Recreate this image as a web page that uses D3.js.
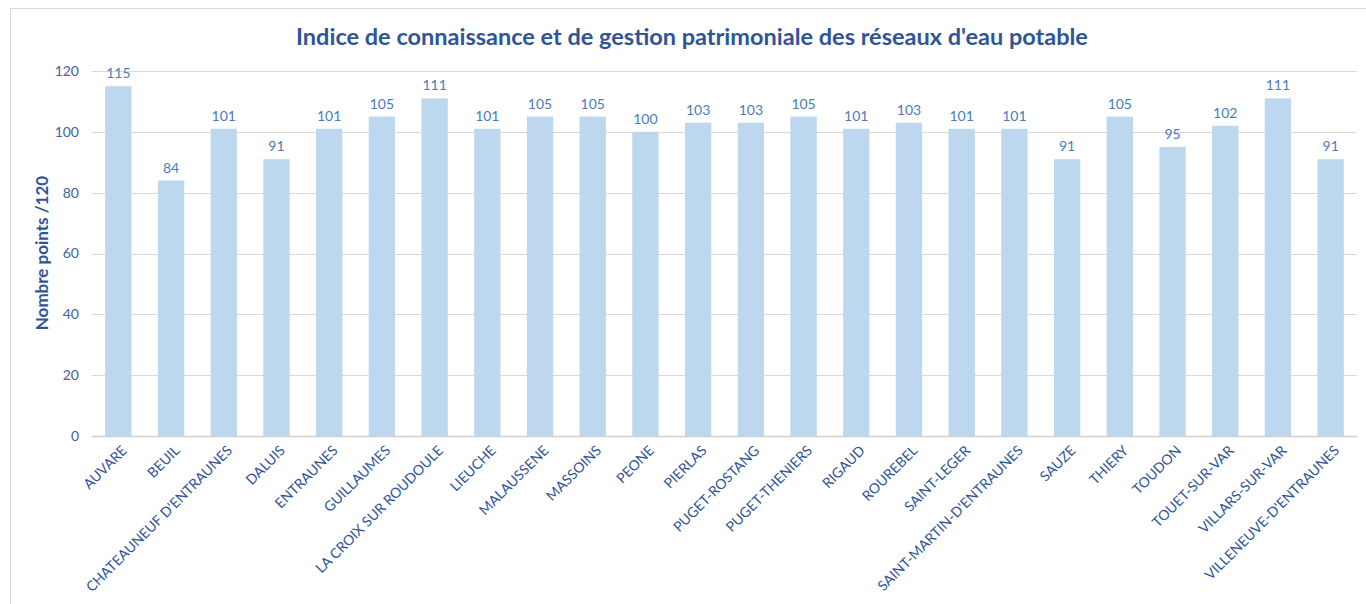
<!DOCTYPE html>
<html><head><meta charset="utf-8">
<script src="https://cdn.jsdelivr.net/npm/d3@7"></script>
<style>body{margin:0;background:#fff;}svg{display:block;font-family:Lato,"Open Sans",sans-serif;}</style>
</head><body>
<svg id="c" width="1366" height="604"></svg>
<script>
const categories = ["AUVARE","BEUIL","CHATEAUNEUF D'ENTRAUNES","DALUIS","ENTRAUNES","GUILLAUMES","LA CROIX SUR ROUDOULE","LIEUCHE","MALAUSSENE","MASSOINS","PEONE","PIERLAS","PUGET-ROSTANG","PUGET-THENIERS","RIGAUD","ROUREBEL","SAINT-LEGER","SAINT-MARTIN-D'ENTRAUNES","SAUZE","THIERY","TOUDON","TOUET-SUR-VAR","VILLARS-SUR-VAR","VILLENEUVE-D'ENTRAUNES"];
const values = [115,84,101,91,101,105,111,101,105,105,100,103,103,105,101,103,101,101,91,105,95,102,111,91];
const yTicks = [0,20,40,60,80,100,120];
const title = "Indice de connaissance et de gestion patrimoniale des réseaux d'eau potable";
const yTitle = "Nombre points /120";

(function(){
const svg = d3.select("#c");
svg.append("rect").attr("x",10.5).attr("y",8.5).attr("width",1366).attr("height",620)
  .attr("fill","none").attr("stroke","#D9D9D9").attr("stroke-width",1);

const pL=92, pR=1357, pT=71, pB=436;
const x = d3.scaleBand().domain(categories).range([pL,pR]).paddingInner(0.5).paddingOuter(0.25);
const y = d3.scaleLinear().domain([0,120]).range([pB,pT]);

svg.append("g").selectAll("line").data(yTicks).join("line")
  .attr("x1",pL).attr("x2",pR).attr("y1",d=>Math.round(y(d))+0.5).attr("y2",d=>Math.round(y(d))+0.5)
  .attr("stroke",d=>d===0?"#D0D0D0":"#D9D9D9").attr("stroke-width",d=>d===0?1.5:1);

svg.append("g").selectAll("text").data(yTicks).join("text")
  .attr("x",79).attr("y",d=>y(d)).attr("dy","0.35em").attr("text-anchor","end")
  .attr("font-size",14).attr("fill","#44609E").text(d=>d);

svg.append("g").selectAll("rect").data(values).join("rect")
  .attr("x",(d,i)=>x(categories[i])).attr("width",x.bandwidth())
  .attr("y",d=>y(d)).attr("height",d=>y(0)-y(d)).attr("fill","#BDD7EE");

svg.append("g").selectAll("text").data(values).join("text")
  .attr("x",(d,i)=>x(categories[i])+x.bandwidth()/2).attr("y",d=>y(d)-8)
  .attr("text-anchor","middle").attr("font-size",14).attr("fill","#4A7CBA").text(d=>d);

svg.append("g").selectAll("text").data(categories).join("text")
  .attr("transform",d=>`translate(${x(d)+x.bandwidth()/2+6},${pB+12}) rotate(-45)`)
  .attr("text-anchor","end").attr("dy","0.35em")
  .attr("font-size",14).attr("fill","#2F5597").text(d=>d);

svg.append("text").attr("x",692).attr("y",45).attr("text-anchor","middle")
  .attr("font-size",23.5).attr("font-weight","bold").attr("fill","#2F5597").text(title);

svg.append("text").attr("transform","translate(48,253) rotate(-90)").attr("text-anchor","middle")
  .attr("font-size",17).attr("font-weight","bold").attr("fill","#2F5597").text(yTitle);
})();
</script>
</body></html>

*-*-*

Job: Repeat the listing verbatim. Skip the pictures.

Response:
Recreate this image as a web page that uses D3.js.
<!DOCTYPE html>
<html><head><meta charset="utf-8">
<script src="https://cdn.jsdelivr.net/npm/d3@7"></script>
<style>body{margin:0;background:#fff;}svg{display:block;font-family:Lato,"Open Sans",sans-serif;}</style>
</head><body>
<svg id="c" width="1366" height="604"></svg>
<script>
const categories = ["AUVARE","BEUIL","CHATEAUNEUF D'ENTRAUNES","DALUIS","ENTRAUNES","GUILLAUMES","LA CROIX SUR ROUDOULE","LIEUCHE","MALAUSSENE","MASSOINS","PEONE","PIERLAS","PUGET-ROSTANG","PUGET-THENIERS","RIGAUD","ROUREBEL","SAINT-LEGER","SAINT-MARTIN-D'ENTRAUNES","SAUZE","THIERY","TOUDON","TOUET-SUR-VAR","VILLARS-SUR-VAR","VILLENEUVE-D'ENTRAUNES"];
const values = [115,84,101,91,101,105,111,101,105,105,100,103,103,105,101,103,101,101,91,105,95,102,111,91];
const yTicks = [0,20,40,60,80,100,120];
const title = "Indice de connaissance et de gestion patrimoniale des réseaux d'eau potable";
const yTitle = "Nombre points /120";

(function(){
const svg = d3.select("#c");
svg.append("rect").attr("x",10.5).attr("y",8.5).attr("width",1366).attr("height",620)
  .attr("fill","none").attr("stroke","#D9D9D9").attr("stroke-width",1);

const pL=92, pR=1357, pT=71, pB=436;
const x = d3.scaleBand().domain(categories).range([pL,pR]).paddingInner(0.5).paddingOuter(0.25);
const y = d3.scaleLinear().domain([0,120]).range([pB,pT]);

svg.append("g").selectAll("line").data(yTicks).join("line")
  .attr("x1",pL).attr("x2",pR).attr("y1",d=>Math.round(y(d))+0.5).attr("y2",d=>Math.round(y(d))+0.5)
  .attr("stroke",d=>d===0?"#D0D0D0":"#D9D9D9").attr("stroke-width",d=>d===0?1.5:1);

svg.append("g").selectAll("text").data(yTicks).join("text")
  .attr("x",79).attr("y",d=>y(d)).attr("dy","0.35em").attr("text-anchor","end")
  .attr("font-size",14).attr("fill","#44609E").text(d=>d);

svg.append("g").selectAll("rect").data(values).join("rect")
  .attr("x",(d,i)=>x(categories[i])).attr("width",x.bandwidth())
  .attr("y",d=>y(d)).attr("height",d=>y(0)-y(d)).attr("fill","#BDD7EE");

svg.append("g").selectAll("text").data(values).join("text")
  .attr("x",(d,i)=>x(categories[i])+x.bandwidth()/2).attr("y",d=>y(d)-8)
  .attr("text-anchor","middle").attr("font-size",14).attr("fill","#4A7CBA").text(d=>d);

svg.append("g").selectAll("text").data(categories).join("text")
  .attr("transform",d=>`translate(${x(d)+x.bandwidth()/2+6},${pB+12}) rotate(-45)`)
  .attr("text-anchor","end").attr("dy","0.35em")
  .attr("font-size",14).attr("fill","#2F5597").text(d=>d);

svg.append("text").attr("x",692).attr("y",45).attr("text-anchor","middle")
  .attr("font-size",23.5).attr("font-weight","bold").attr("fill","#2F5597").text(title);

svg.append("text").attr("transform","translate(48,253) rotate(-90)").attr("text-anchor","middle")
  .attr("font-size",17).attr("font-weight","bold").attr("fill","#2F5597").text(yTitle);
})();
</script>
</body></html>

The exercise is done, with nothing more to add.